Dave also believed that union leaders had to be honest, and spent much of his time investigating and reporting about Locals around the country which were not, and which were rumored to have mafia involvement.

When Dave resigned five times from THR, it created time for him to write books, and do freelance investigating. The books still hold up.

“I had a great time writing books and I going broke doing it,” he said. “But there are not too many people who got hired and left the same paper five times. I wrote some really good books, and it was part of why journalism was such a great adventure for me.”

One of them, The Stuntwoman, told the true story of Hollywood heroine Julie Johnson. It is being adapted to direct by Guy Nattiv, who directed Golda, the superb film about Golda Meir’s thwarting of a surprise attack on Israel by Egypt and Syria during the Yom Kippur holiday in 1973.

Dave’s other books included Operation Hollywood, about how the Pentagon shaped and censored movies; The Gumshoe and the Shrink, the true but little-known story about the 1962 presidential race between Nixon and JFK. Gumshoe also was optioned for movies and Operation Hollywood was the subject of two documentaries. David also co-wrote Shtetl, the memoir of Dr. Rose Fromm, a Los Angeles psychiatrist who grew up in a small Polish village before World War II.

He served as chief investigator for a group of WGA members suing major networks and talent agencies for ageism. He worked for Dolly Gee, a lead attorney in the case, now a federal district court judge. They won a settlement of $75 million.

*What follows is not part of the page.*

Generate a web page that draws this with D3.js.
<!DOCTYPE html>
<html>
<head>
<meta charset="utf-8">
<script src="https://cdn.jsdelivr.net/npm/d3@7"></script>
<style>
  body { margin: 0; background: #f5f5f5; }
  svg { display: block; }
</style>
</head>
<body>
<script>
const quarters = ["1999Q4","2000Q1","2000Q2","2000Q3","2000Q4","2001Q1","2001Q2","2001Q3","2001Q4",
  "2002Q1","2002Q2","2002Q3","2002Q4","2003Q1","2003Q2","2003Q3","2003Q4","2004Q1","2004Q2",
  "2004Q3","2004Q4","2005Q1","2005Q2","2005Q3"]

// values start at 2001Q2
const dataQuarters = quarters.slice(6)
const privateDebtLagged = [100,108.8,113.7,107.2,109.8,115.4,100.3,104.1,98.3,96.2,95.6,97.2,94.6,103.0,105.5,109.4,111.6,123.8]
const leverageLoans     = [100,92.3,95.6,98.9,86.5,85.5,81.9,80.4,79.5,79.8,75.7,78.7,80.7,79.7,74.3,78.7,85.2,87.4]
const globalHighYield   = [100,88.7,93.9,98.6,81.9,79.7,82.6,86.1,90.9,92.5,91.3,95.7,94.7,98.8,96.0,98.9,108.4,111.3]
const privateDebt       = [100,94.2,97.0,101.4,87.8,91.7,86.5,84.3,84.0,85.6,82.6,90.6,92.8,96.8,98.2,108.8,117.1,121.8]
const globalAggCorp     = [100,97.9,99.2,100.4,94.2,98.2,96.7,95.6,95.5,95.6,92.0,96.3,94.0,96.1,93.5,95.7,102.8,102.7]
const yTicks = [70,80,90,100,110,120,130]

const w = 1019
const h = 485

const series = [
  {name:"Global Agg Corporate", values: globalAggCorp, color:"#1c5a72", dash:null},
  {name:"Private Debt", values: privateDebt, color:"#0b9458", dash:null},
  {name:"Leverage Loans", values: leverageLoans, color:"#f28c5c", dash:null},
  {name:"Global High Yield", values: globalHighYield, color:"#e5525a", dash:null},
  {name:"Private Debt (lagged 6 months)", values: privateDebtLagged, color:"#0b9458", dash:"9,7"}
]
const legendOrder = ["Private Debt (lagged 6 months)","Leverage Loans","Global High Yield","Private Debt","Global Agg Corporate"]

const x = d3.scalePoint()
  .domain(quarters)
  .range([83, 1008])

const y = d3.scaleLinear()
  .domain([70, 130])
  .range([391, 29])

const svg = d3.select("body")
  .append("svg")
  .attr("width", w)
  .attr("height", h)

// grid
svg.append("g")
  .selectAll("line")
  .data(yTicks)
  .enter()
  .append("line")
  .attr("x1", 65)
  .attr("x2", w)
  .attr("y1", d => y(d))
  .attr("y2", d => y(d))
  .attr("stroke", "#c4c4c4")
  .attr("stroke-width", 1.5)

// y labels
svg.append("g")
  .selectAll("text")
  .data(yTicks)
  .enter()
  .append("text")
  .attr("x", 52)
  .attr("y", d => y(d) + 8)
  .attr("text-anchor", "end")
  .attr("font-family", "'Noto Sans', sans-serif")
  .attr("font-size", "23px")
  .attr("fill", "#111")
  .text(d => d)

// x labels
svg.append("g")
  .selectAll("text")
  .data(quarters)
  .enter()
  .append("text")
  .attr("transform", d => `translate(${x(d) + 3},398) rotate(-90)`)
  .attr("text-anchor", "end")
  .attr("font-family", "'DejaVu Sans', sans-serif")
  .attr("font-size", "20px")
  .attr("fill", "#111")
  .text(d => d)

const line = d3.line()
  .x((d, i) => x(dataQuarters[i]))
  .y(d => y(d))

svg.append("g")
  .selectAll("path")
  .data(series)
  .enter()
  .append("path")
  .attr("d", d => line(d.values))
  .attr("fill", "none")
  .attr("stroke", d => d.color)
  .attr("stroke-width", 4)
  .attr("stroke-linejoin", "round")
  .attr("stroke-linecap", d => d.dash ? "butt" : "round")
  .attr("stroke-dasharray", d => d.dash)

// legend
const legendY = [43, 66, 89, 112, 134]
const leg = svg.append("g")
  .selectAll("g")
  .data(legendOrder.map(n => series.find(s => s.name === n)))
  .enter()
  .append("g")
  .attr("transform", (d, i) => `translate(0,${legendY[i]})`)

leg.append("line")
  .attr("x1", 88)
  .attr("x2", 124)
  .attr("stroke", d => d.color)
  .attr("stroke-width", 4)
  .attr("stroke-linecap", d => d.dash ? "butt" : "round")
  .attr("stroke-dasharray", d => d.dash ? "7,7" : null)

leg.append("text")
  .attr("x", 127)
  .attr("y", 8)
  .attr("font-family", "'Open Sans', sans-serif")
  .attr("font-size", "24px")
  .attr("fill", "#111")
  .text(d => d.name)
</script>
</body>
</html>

This is not to say Dave only wrote critically about the establishment. He hailed the good works of the Actors’ Fund, the SAG-AFTRA Foundation and the Will Rogers Motion Picture Pioneers Foundation. He explored how the guilds and unions worked in cooperation with the AMPTP to save Hollywood during the Covid pandemic.

He was the first to break the news that the Motion Picture & Television Fund was in financial trouble, which helped rally the industry to save the venerable charitable institution.

In our last call, Dave was clearly winding down, though he was proud of his hanging tough in hospice. His final ask of me was to request that in lieu of flowers anyone might send when he got laid to rest, his preference was for donations to the MPTF.

Hospice is an unpredictable thing, and some people go quickly. Dave and I had a last laugh when I said I was not surprised that he outlived expectations, because he was the guy who would go out swinging, and clinging to life. He lasted three weeks on hospice. Everyone here at Deadline will miss him and his spirit will still loom large here.

This report was greatly helped by the contributions of Joe Bridgman, Dave’s best pal who was best man when he married Kelly in 2004.